- TASK GOAL
The data below is to be returned in full and exactly.

- GIVEN DATA
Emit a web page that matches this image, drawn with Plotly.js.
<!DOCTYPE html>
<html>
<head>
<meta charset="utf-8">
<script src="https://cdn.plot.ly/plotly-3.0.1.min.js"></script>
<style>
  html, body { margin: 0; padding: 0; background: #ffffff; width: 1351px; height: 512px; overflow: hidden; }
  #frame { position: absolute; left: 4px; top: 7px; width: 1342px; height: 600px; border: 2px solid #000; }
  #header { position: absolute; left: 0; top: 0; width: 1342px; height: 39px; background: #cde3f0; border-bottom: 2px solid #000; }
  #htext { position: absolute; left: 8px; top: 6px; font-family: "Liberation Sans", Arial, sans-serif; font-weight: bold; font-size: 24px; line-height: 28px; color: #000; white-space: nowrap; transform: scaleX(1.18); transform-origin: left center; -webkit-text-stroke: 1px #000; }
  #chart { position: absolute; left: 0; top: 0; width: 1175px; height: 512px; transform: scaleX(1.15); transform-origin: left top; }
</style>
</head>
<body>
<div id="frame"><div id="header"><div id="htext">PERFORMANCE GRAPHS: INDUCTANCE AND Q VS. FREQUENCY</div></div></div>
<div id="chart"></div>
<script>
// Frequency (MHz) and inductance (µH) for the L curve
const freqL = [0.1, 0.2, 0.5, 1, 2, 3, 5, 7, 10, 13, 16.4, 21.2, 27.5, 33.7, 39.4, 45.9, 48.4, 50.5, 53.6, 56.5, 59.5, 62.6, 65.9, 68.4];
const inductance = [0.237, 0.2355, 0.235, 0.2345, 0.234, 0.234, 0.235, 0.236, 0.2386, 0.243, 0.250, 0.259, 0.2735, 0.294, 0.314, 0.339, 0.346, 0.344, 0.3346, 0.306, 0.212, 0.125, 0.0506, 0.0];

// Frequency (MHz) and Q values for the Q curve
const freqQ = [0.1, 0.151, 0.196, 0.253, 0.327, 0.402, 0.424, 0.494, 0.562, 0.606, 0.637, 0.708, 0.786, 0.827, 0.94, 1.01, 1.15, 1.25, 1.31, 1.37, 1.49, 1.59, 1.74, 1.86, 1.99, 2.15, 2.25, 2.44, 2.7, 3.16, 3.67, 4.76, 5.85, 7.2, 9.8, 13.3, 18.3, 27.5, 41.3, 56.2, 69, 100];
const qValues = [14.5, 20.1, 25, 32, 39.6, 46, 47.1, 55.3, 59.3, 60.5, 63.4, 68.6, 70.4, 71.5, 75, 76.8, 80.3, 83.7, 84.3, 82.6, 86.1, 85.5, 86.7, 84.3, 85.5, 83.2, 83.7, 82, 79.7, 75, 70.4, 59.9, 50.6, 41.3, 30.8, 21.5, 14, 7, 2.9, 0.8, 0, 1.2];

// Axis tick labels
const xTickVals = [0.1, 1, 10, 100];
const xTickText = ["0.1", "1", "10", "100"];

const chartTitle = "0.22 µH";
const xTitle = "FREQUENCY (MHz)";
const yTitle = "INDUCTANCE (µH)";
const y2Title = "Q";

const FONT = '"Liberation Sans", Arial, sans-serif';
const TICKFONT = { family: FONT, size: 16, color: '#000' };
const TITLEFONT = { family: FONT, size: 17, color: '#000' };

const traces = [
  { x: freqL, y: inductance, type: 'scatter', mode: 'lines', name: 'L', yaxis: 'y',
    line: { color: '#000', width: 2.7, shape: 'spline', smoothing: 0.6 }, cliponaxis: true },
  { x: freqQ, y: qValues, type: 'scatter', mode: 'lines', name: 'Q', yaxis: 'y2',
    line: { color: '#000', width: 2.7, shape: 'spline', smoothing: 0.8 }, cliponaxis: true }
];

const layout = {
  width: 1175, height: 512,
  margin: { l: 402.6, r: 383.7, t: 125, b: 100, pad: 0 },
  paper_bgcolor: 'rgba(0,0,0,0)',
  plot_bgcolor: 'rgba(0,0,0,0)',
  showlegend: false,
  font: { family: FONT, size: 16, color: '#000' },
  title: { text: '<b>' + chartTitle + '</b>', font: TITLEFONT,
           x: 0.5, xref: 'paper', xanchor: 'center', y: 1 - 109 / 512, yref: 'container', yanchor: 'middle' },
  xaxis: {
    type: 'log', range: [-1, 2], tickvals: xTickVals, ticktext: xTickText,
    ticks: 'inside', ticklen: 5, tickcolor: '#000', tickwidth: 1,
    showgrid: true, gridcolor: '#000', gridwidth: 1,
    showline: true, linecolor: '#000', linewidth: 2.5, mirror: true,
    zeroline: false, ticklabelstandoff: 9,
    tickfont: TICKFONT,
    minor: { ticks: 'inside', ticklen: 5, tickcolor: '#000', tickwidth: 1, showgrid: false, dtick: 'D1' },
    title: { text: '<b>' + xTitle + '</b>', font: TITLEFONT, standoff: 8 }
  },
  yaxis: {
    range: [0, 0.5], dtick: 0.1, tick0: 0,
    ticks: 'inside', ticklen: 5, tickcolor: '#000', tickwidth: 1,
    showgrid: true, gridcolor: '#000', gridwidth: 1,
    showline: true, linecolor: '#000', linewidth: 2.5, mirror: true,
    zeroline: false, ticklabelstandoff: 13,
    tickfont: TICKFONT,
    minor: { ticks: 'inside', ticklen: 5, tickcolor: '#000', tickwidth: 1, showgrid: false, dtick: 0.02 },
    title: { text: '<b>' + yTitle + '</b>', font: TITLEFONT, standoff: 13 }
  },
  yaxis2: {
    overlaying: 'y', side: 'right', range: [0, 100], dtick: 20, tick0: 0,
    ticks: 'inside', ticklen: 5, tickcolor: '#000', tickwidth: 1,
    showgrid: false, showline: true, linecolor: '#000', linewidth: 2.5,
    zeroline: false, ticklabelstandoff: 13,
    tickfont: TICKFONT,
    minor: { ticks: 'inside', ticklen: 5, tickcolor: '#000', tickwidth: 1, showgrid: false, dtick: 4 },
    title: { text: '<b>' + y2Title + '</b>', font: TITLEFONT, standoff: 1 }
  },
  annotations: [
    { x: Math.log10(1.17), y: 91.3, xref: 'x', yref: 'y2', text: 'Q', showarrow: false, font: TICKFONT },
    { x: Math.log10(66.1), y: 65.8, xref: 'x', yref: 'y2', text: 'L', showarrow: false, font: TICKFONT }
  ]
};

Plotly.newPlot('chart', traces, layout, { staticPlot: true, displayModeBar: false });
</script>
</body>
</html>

- SOLUTION FOR THIS PROBLEM
Emit a web page that matches this image, drawn with Plotly.js.
<!DOCTYPE html>
<html>
<head>
<meta charset="utf-8">
<script src="https://cdn.plot.ly/plotly-3.0.1.min.js"></script>
<style>
  html, body { margin: 0; padding: 0; background: #ffffff; width: 1351px; height: 512px; overflow: hidden; }
  #frame { position: absolute; left: 4px; top: 7px; width: 1342px; height: 600px; border: 2px solid #000; }
  #header { position: absolute; left: 0; top: 0; width: 1342px; height: 39px; background: #cde3f0; border-bottom: 2px solid #000; }
  #htext { position: absolute; left: 8px; top: 6px; font-family: "Liberation Sans", Arial, sans-serif; font-weight: bold; font-size: 24px; line-height: 28px; color: #000; white-space: nowrap; transform: scaleX(1.18); transform-origin: left center; -webkit-text-stroke: 1px #000; }
  #chart { position: absolute; left: 0; top: 0; width: 1175px; height: 512px; transform: scaleX(1.15); transform-origin: left top; }
</style>
</head>
<body>
<div id="frame"><div id="header"><div id="htext">PERFORMANCE GRAPHS: INDUCTANCE AND Q VS. FREQUENCY</div></div></div>
<div id="chart"></div>
<script>
// Frequency (MHz) and inductance (µH) for the L curve
const freqL = [0.1, 0.2, 0.5, 1, 2, 3, 5, 7, 10, 13, 16.4, 21.2, 27.5, 33.7, 39.4, 45.9, 48.4, 50.5, 53.6, 56.5, 59.5, 62.6, 65.9, 68.4];
const inductance = [0.237, 0.2355, 0.235, 0.2345, 0.234, 0.234, 0.235, 0.236, 0.2386, 0.243, 0.250, 0.259, 0.2735, 0.294, 0.314, 0.339, 0.346, 0.344, 0.3346, 0.306, 0.212, 0.125, 0.0506, 0.0];

// Frequency (MHz) and Q values for the Q curve
const freqQ = [0.1, 0.151, 0.196, 0.253, 0.327, 0.402, 0.424, 0.494, 0.562, 0.606, 0.637, 0.708, 0.786, 0.827, 0.94, 1.01, 1.15, 1.25, 1.31, 1.37, 1.49, 1.59, 1.74, 1.86, 1.99, 2.15, 2.25, 2.44, 2.7, 3.16, 3.67, 4.76, 5.85, 7.2, 9.8, 13.3, 18.3, 27.5, 41.3, 56.2, 69, 100];
const qValues = [14.5, 20.1, 25, 32, 39.6, 46, 47.1, 55.3, 59.3, 60.5, 63.4, 68.6, 70.4, 71.5, 75, 76.8, 80.3, 83.7, 84.3, 82.6, 86.1, 85.5, 86.7, 84.3, 85.5, 83.2, 83.7, 82, 79.7, 75, 70.4, 59.9, 50.6, 41.3, 30.8, 21.5, 14, 7, 2.9, 0.8, 0, 1.2];

// Axis tick labels
const xTickVals = [0.1, 1, 10, 100];
const xTickText = ["0.1", "1", "10", "100"];

const chartTitle = "0.22 µH";
const xTitle = "FREQUENCY (MHz)";
const yTitle = "INDUCTANCE (µH)";
const y2Title = "Q";

const FONT = '"Liberation Sans", Arial, sans-serif';
const TICKFONT = { family: FONT, size: 16, color: '#000' };
const TITLEFONT = { family: FONT, size: 17, color: '#000' };

const traces = [
  { x: freqL, y: inductance, type: 'scatter', mode: 'lines', name: 'L', yaxis: 'y',
    line: { color: '#000', width: 2.7, shape: 'spline', smoothing: 0.6 }, cliponaxis: true },
  { x: freqQ, y: qValues, type: 'scatter', mode: 'lines', name: 'Q', yaxis: 'y2',
    line: { color: '#000', width: 2.7, shape: 'spline', smoothing: 0.8 }, cliponaxis: true }
];

const layout = {
  width: 1175, height: 512,
  margin: { l: 402.6, r: 383.7, t: 125, b: 100, pad: 0 },
  paper_bgcolor: 'rgba(0,0,0,0)',
  plot_bgcolor: 'rgba(0,0,0,0)',
  showlegend: false,
  font: { family: FONT, size: 16, color: '#000' },
  title: { text: '<b>' + chartTitle + '</b>', font: TITLEFONT,
           x: 0.5, xref: 'paper', xanchor: 'center', y: 1 - 109 / 512, yref: 'container', yanchor: 'middle' },
  xaxis: {
    type: 'log', range: [-1, 2], tickvals: xTickVals, ticktext: xTickText,
    ticks: 'inside', ticklen: 5, tickcolor: '#000', tickwidth: 1,
    showgrid: true, gridcolor: '#000', gridwidth: 1,
    showline: true, linecolor: '#000', linewidth: 2.5, mirror: true,
    zeroline: false, ticklabelstandoff: 9,
    tickfont: TICKFONT,
    minor: { ticks: 'inside', ticklen: 5, tickcolor: '#000', tickwidth: 1, showgrid: false, dtick: 'D1' },
    title: { text: '<b>' + xTitle + '</b>', font: TITLEFONT, standoff: 8 }
  },
  yaxis: {
    range: [0, 0.5], dtick: 0.1, tick0: 0,
    ticks: 'inside', ticklen: 5, tickcolor: '#000', tickwidth: 1,
    showgrid: true, gridcolor: '#000', gridwidth: 1,
    showline: true, linecolor: '#000', linewidth: 2.5, mirror: true,
    zeroline: false, ticklabelstandoff: 13,
    tickfont: TICKFONT,
    minor: { ticks: 'inside', ticklen: 5, tickcolor: '#000', tickwidth: 1, showgrid: false, dtick: 0.02 },
    title: { text: '<b>' + yTitle + '</b>', font: TITLEFONT, standoff: 13 }
  },
  yaxis2: {
    overlaying: 'y', side: 'right', range: [0, 100], dtick: 20, tick0: 0,
    ticks: 'inside', ticklen: 5, tickcolor: '#000', tickwidth: 1,
    showgrid: false, showline: true, linecolor: '#000', linewidth: 2.5,
    zeroline: false, ticklabelstandoff: 13,
    tickfont: TICKFONT,
    minor: { ticks: 'inside', ticklen: 5, tickcolor: '#000', tickwidth: 1, showgrid: false, dtick: 4 },
    title: { text: '<b>' + y2Title + '</b>', font: TITLEFONT, standoff: 1 }
  },
  annotations: [
    { x: Math.log10(1.17), y: 91.3, xref: 'x', yref: 'y2', text: 'Q', showarrow: false, font: TICKFONT },
    { x: Math.log10(66.1), y: 65.8, xref: 'x', yref: 'y2', text: 'L', showarrow: false, font: TICKFONT }
  ]
};

Plotly.newPlot('chart', traces, layout, { staticPlot: true, displayModeBar: false });
</script>
</body>
</html>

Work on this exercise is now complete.